Monday, July 18, 2016

Science Keeping Up With The Times

Biopesticides (also called bioscience products) are pesticides that are found in nature. Do you remember studying in middle school how the black walnut tree exudes its own preemergent herbicide (juglone that causes an allelopathic effect) to keep other plant life from growing underneath it and competing with it?  This is definitely the way of the future! 

The most common biopesticides that you might have heard of in the past would be pheromone traps for catching flies or Japanese beetles.  Pheromones are a natural chemical attractants (usually sexual) that animals as well as insects produce.
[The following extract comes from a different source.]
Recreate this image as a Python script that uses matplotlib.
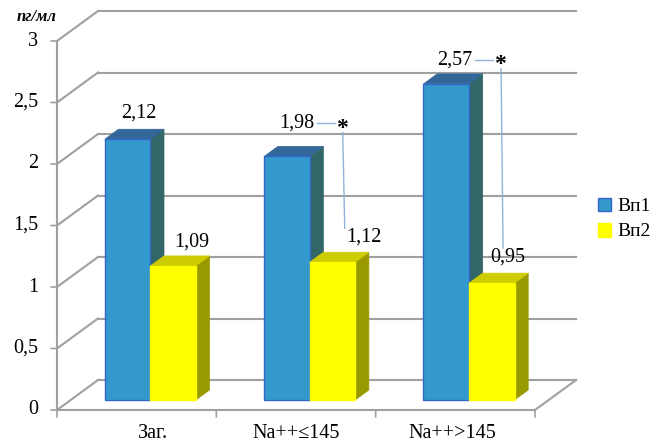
import matplotlib.pyplot as plt
from matplotlib.patches import Polygon, Patch
from matplotlib.lines import Line2D
from matplotlib.transforms import IdentityTransform

plt.rcParams['font.family'] = ['Liberation Serif', 'DejaVu Serif']

categories = ['Заг.', 'Na++≤145', 'Na++>145']
vp1 = [2.12, 1.98, 2.57]
vp2 = [1.09, 1.12, 0.95]
vp1_labels = ['2,12', '1,98', '2,57']
vp2_labels = ['1,09', '1,12', '0,95']
marked = [False, True, True]          # significance star between Вп1 and Вп2
yticks = [0, 0.5, 1, 1.5, 2, 2.5, 3]
ytick_labels = ['0', '0,5', '1', '1,5', '2', '2,5', '3']

# 3d look: depth offset of the back wall in data units
DEPTH_X = 0.2573
DEPTH_Y = 0.2439
BAR_D0, BAR_D1 = 0.333, 0.667
BAR_W = 1 / 3.5
GAP = (1 - 2 * BAR_W) / 2

GRID = '#a0a0a0'
blue = ('#3399cc', '#336699', '#336666')
yellow = ('#ffff00', '#cccc00', '#999900')

fig = plt.figure(figsize=(6.54, 4.46), dpi=100)
ax = fig.add_axes([57 / 654, 36 / 446, 478 / 654, 369 / 446])
ax.set_xlim(0, 3)
ax.set_ylim(0, 3)
ax.axis('off')


def proj(x, y, d):
    return x + d * DEPTH_X, y + d * DEPTH_Y


def seg(p, q, **kw):
    ax.plot([p[0], q[0]], [p[1], q[1]], clip_on=False, **kw)


# walls and floor
for v in yticks:
    seg(proj(0, v, 0), proj(0, v, 1), color=GRID, lw=1.5, zorder=1)
    seg(proj(0, v, 1), proj(3, v, 1), color=GRID, lw=1.5, zorder=1)
    ax.annotate('', (0, v), xytext=(-6, 0), textcoords='offset pixels',
                arrowprops=dict(arrowstyle='-', color=GRID, lw=1.2,
                                shrinkA=0, shrinkB=0))
seg(proj(0, 0, 0), proj(3, 0, 0), color=GRID, lw=1.5, zorder=1)
seg(proj(3, 0, 0), proj(3, 0, 1), color=GRID, lw=1.5, zorder=1)
seg((0, 0), (0, 3), color=GRID, lw=1.5, zorder=1)
for i in range(4):
    ax.annotate('', (i, 0), xytext=(0, -7), textcoords='offset pixels',
                arrowprops=dict(arrowstyle='-', color=GRID, lw=1.2,
                                shrinkA=0, shrinkB=0))

for v, lab in zip(yticks, ytick_labels):
    ax.annotate(lab, (0, v), xytext=(-19, 0), textcoords='offset pixels',
                ha='right', va='center', fontsize=14.5)

cat_dx = [16, 0, -3]
for i, (name, dx) in enumerate(zip(categories, cat_dx)):
    ax.annotate(name, (i + 0.5, 0), xytext=(dx, -23), textcoords='offset pixels',
                ha='center', va='center', fontsize=14.5)


def bar3d(x0, v, colors, edge):
    x1 = x0 + BAR_W
    front = [proj(x0, 0, BAR_D0), proj(x1, 0, BAR_D0), proj(x1, v, BAR_D0), proj(x0, v, BAR_D0)]
    top = [proj(x0, v, BAR_D0), proj(x1, v, BAR_D0), proj(x1, v, BAR_D1), proj(x0, v, BAR_D1)]
    side = [proj(x1, 0, BAR_D0), proj(x1, 0, BAR_D1), proj(x1, v, BAR_D1), proj(x1, v, BAR_D0)]
    ax.add_patch(Polygon(side, closed=True, fc=colors[2], ec=colors[2], lw=0.5, zorder=3))
    ax.add_patch(Polygon(top, closed=True, fc=colors[1], ec=colors[1], lw=0.5, zorder=3))
    ax.add_patch(Polygon(front, closed=True, fc=colors[0], ec=edge, lw=1, zorder=3))


# label offsets in pixels from the middle of each bar top
off1 = [(4, 21), (3, 28), (2, 19)]
off2 = [(12, 19), (25, 20), (9, 21)]

lab_pos1, lab_pos2 = [], []
for i in range(3):
    xa = i + GAP
    xb = xa + BAR_W
    bar3d(xa, vp1[i], blue, '#3366cc')
    bar3d(xb, vp2[i], yellow, '#ffff00')
    for x0, v, lab, off, store in ((xa, vp1[i], vp1_labels[i], off1[i], lab_pos1),
                                   (xb, vp2[i], vp2_labels[i], off2[i], lab_pos2)):
        anchor = proj(x0 + BAR_W / 2, v, 0.5)
        ax.annotate(lab, anchor, xytext=off, textcoords='offset pixels',
                    ha='center', va='center', fontsize=14.5, zorder=5)
        px, py = ax.transData.transform(anchor)
        store.append((px + off[0], py + off[1]))

# star connectors
LINE = '#8fb3d9'
for i in range(3):
    if not marked[i]:
        continue
    lx, ly = lab_pos1[i]
    sx, sy = lx + 45, ly - 3
    fig.add_artist(Line2D([lx + 20, lx + 38], [ly, ly], color=LINE, lw=1,
                          transform=IdentityTransform()))
    fig.text(sx / 654, (sy - 2) / 446, '*', ha='center', va='center',
             fontsize=17, fontweight='bold')
    yx, yy = lab_pos2[i]
    fig.add_artist(Line2D([sx + 1, sx + 3], [sy - 6, yy + 9], color=LINE, lw=1,
                          transform=IdentityTransform()))

fig.text(37 / 654, 1 - 17 / 446, 'пг/мл', ha='center', va='center',
         fontsize=12, style='italic', fontweight='bold')

handles = [Patch(fc=blue[0], ec='#3366cc'), Patch(fc=yellow[0], ec=yellow[0])]
fig.legend(handles, ['Вп1', 'Вп2'], loc='center left',
           bbox_to_anchor=(584 / 654, 1 - 219 / 446), frameon=False,
           fontsize=14, handlelength=0.7, handleheight=0.7,
           handletextpad=0.3, labelspacing=0.4, borderpad=0.2)

fig.savefig('out.png', dpi=100)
You put these attractants on a glue board to attract flies and Japanese beetles and they get stuck. Bt or Bacillus thuringiensis is a bacteria that controls many different worms, caterpillars, mosquito larvae or Lepidoptera insects.  Diatomaceous earth is a natural contact insecticide derived from microscopic plankton or algae with silica skeletons.  Roaches, ants, fleas, and snails walk across this product and it causes abrasions to their exoskeleton and they dry out and die.

Many of the major chemical manufacturers are spending more money developing these types of products (finally) because they are easier to get approved through the EPA, saving them money in the long run. One of our main manufacturers recently introduced an insecticide that is approved by the National Organic Program; however, they didn’t market it as an organic product because some people in the industry feel that organic products do not perform as well as the chemical counter parts.

Most bioscience products are very specific to certain pests; however, now many products are being introduced with a much broader label.  In some cases, it is required that you use them more frequently because the product breaks down in the environment very quickly.  Diatomaceous earth on the other hand lasts a very long time. It is important that you know the life cycle of the insect or pest that you are after because some bioscience products only attack the pests at a certain stage in their life cycle. 

Some bioscience products that we had had a lot of success with include; Harpin protein, Neem Oil, Spinosad, beneficial nematodes, various oils and insecticidal soaps.  Other bioscience products called bionutritional products or biostimulants that we have seen great success with include; humic acid (Possum Hume), seaweed products (liquefied seaweed and sea kelp products), and amino acid products.  SeaHume (a combination or seaweed and humic acid) is a proven performer in the Lowcountry.

To give you an example of a bioscience product, Harpin protein (found in Mighty Plant) is a bacteria’s (fire blight) waste product (poop) that is sprayed on the plant.  The plant thinks it is being attacked by a bacteria so it goes into its defensive mode.  The plant’s cuticle thickens preventing attack from certain insects, fungi and bacteria.  This cuticle thickening also conserves water.  The plant also flowers profusely in an effort to create seeds to perpetuate its species (war time babies) and also grows a larger root system.  Since most people grow plants for flowers, this is an obvious benefit.  A plant that has been treated with Harpin protein is more drought tolerant, has better flowers, has better foliage, can resist certain fungus and insect attacks, and has a stronger root system than an untreated plant. 

Always read, understand and follow product label. The product label is a Federal Law.